Findings: Preliminary findings indicate that both the defining and operationalizing of a trauma-informed, healing centered state unfolded as iterative, non-linear processes across more than two years of collaborative work. Cross-sector engagement shaped each process in distinct ways. In the definitional process, collaboration across sectors contributed to a more expansive and values-driven understanding of what trauma-informed, healing centered engagement could mean. Activities such as identifying core principles (e.g., equity, inclusion, and community voice) and determining key constituencies to involve (e.g., youth, people with lived expertise, state agency directors) were central to this process. However, in the operationalizing process, the same cross-sector dynamics created friction. Divergent priorities and capacities made it difficult to reach consensus on concrete actions and metrics. As a result, while shared language and values were established, translating those into coordinated policy implementation remained unresolved.

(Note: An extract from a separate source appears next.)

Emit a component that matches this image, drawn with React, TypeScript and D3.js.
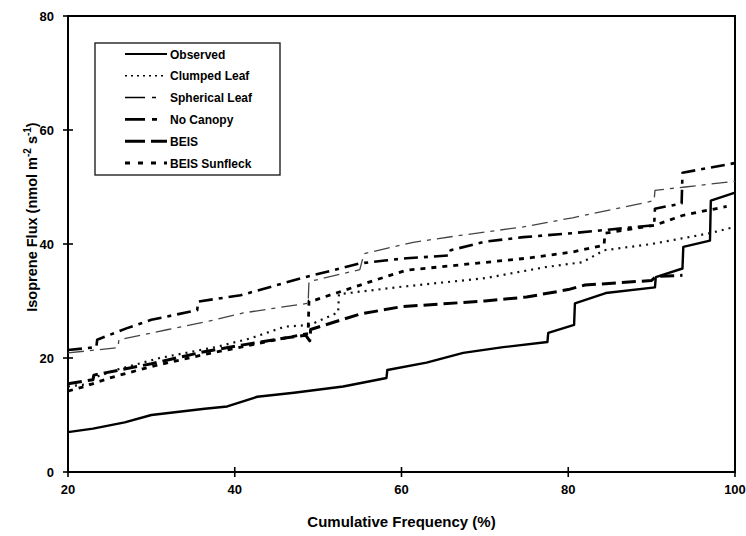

Conclusion: This study highlights the promise and complexity of cross-sector collaboration in designing trauma-informed, healing-centered policy. While collaboration deepened the shared definition and values guiding this work, it also exposed institutional differences that complicated operational decisions. These findings suggest that building trauma-informed, healing centered systems requires more than consensus on the meaning of the terms, but also attention to prioritizing key action steps that can be implemented across diverse systems.